Verabschiedet haben sich die Verfasser des 90-Punkte-Katalogs inzwischen von ihrer Forderung, private Steuerberatungskosten wieder abzugsfähig zu machen. Laut Berechnung der Bundesregierung würde dieser Schritt zu Mindereinnahmen von 400 Millionen Euro führen. Das wiederum sei politisch nicht durchsetzbar, sagt Daniel Volk. Hans Michelbach rechnet anders: Durch die Vorarbeit, die die Steuerberater für die Finanzämter leisteten, so der CSU-Politiker, würde das Defizit kompensiert. Gerade deshalb sieht er in diesem Punkt "Handlungsbedarf".
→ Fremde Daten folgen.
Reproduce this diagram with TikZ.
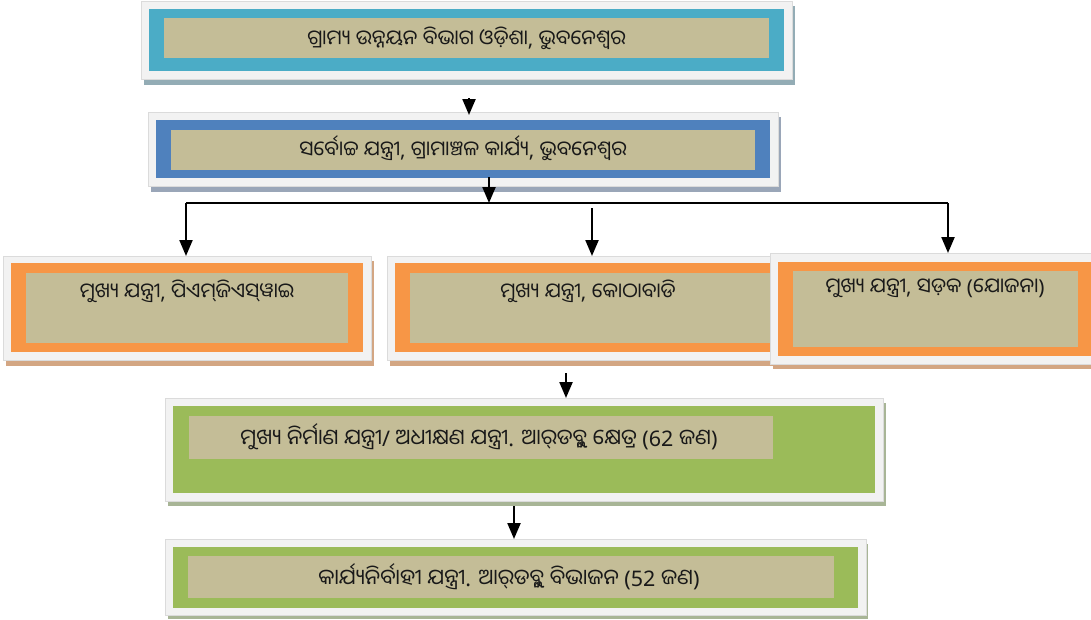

Aus dem Bundesfinanzministerium hieß es gestern, man werde die finanziellen Auswirkungen aller Vorschläge gründlich prüfen. Grundsätzlich sei die Vereinfachung des zum Teil sehr komplexen Steuerrechts "ein wichtiges Anliegen des Hauses". Allerdings gelte dabei die Ansage: "Erhebliche Steuermindereinnahmen für die öffentlichen Haushalte sind derzeit nicht zu verkraften", wie es ein Sprecher gestern in Berlin formulierte.